To “represent or provide specified services to” means to provide, offer to provide, or advertise or represent as providing, for a fee one or more of the following services:
Photography for use as an artist, including, but not limited to, still photography, digital photography, and video and film services.
Managing or directing the development or advancement of the artist’s career as an artist.
Career counseling, career consulting, vocational guidance, aptitude testing, evaluation, or planning, in each case relating to the preparation of the artist for employment as an artist.
Public relations services or publicity, or both, including arranging personal appearances, developing and distributing press packets, managing fan mail, designing and maintaining Internet Web sites, and consulting on media relations.
Instruction, evaluation, lessons, coaching, seminars, workshops, or similar training as an artist, including, but not limited to, acting, singing, dance, voice, or similar instruction services.
A camp for artists, which includes, but is not limited to, a day camp or overnight camp in which any portion of the camp includes any services described in subparagraphs (A) to (E), inclusive
AB533 - Enacted January 1, 2014 - Amendment to SB210
This law amended the prior requirements of employers relating to Coogan Account witholding.

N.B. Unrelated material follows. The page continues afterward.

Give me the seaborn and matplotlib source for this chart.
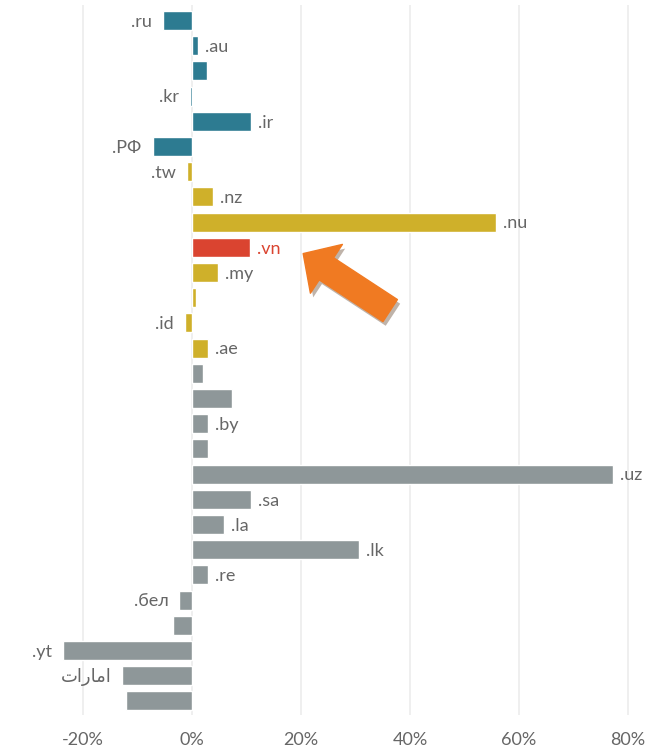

Section 6752 (b) (1) adds in the following: "except an employer of a minor for services as an extra, background performer, or in a similar capacity, as described in paragraph (3) of subdivision (b) of Section 6750."
This amendment will eliminate the withholding and depositing task by the employer for those earnings that are relatively small, indicitive of background or extra work. At the time of the legislation drafting, the Actors Fund had over 36,000 individual deposits, and over 31,000 of them were for amounts less than $99.00. These deposits are earnings withheld from minors by their employer that were NOT deposited, but were instead sent to the Actors Fund to be held in trust. This factual data combined with the financial institutions higher deposit requirements and implementation of fees showed that to continue to include the background workers was more than likely a harmful rather than helpful event.
Note, however, that there is nothing that indicates a parent couldn't, or shouldn't implement this withholding on their own. This exemption does not change the legal status in California that ALL earnings of a minor in the Entertainment Industry belong to the minor, not the family. Please continue to make your financial decisions wisely.